A tea tray had been brought in, and there was a plate of treacle tarts made according to their mother’s old recipe, strips of buttery shortbread topped with lemon syrup and sweet crumbs.
“You must be exhausted,” Amelia remarked, putting a gentle hand to Poppy’s cheek. “I think you need a nap more than little Rye.”
Poppy shook her head. “Later. I must try to settle some things first, because I think Harry may arrive by nightfall. Of course, he may not, but—”
“He will,” came a voice from the doorway, and Poppy looked up to behold her former companion. “Miss Marks,” she exclaimed, jumping to her feet.
A brilliant smile broke out on Miss Marks’s face, and she came to Poppy swiftly, catching her in a warm embrace. Poppy could tell that she had been outside. Instead of her usual pristine soap-and-starch smell, she carried the scents of earth and flowers and summer heat. “Nothing’s the same without you here,” Miss Marks said. “It’s so much quieter.”
Drawing back, Miss Marks added hastily, “I didn’t mean to imply—”
“Yes, I know.” Still smiling, Poppy viewed her quizzically. “How pretty you look. Your hair . . .” Instead of being scraped back and tightly pinned, the thick, fine locks flowed around her back and shoulders. And the nondescript shade of brown had been lightened to brilliant pale gold. “Is that your natural color?”
A blush swept over Miss Marks’s face. “I’m going to darken it again as soon as possible.”

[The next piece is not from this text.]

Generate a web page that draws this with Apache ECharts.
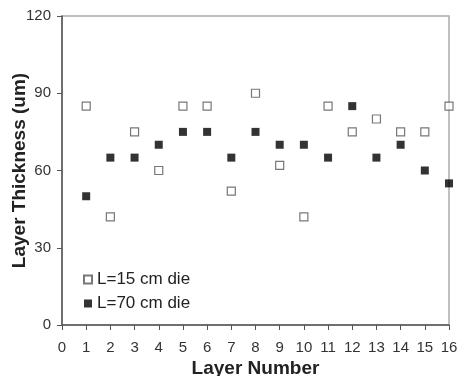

“Must you?” Poppy asked, perplexed. “It’s so lovely this way.”
Amelia spoke from the settee. “I wouldn’t advise applying any chemicals for a while, Catherine. Your hair may be too fragile.”
“You may be right,” Miss Marks said with a frown, self-consciously reaching up to finger the light, glinting strands.
Poppy looked askance at them both, having never heard Amelia call the companion by her first name before.
“May I sit with you both?” Miss Marks asked Poppy gently. “I want very much to hear what has transpired since the wedding. And—” There was a quick, oddly nervous pause. “I have some things to tell you, that I believe are relevant to your situation.”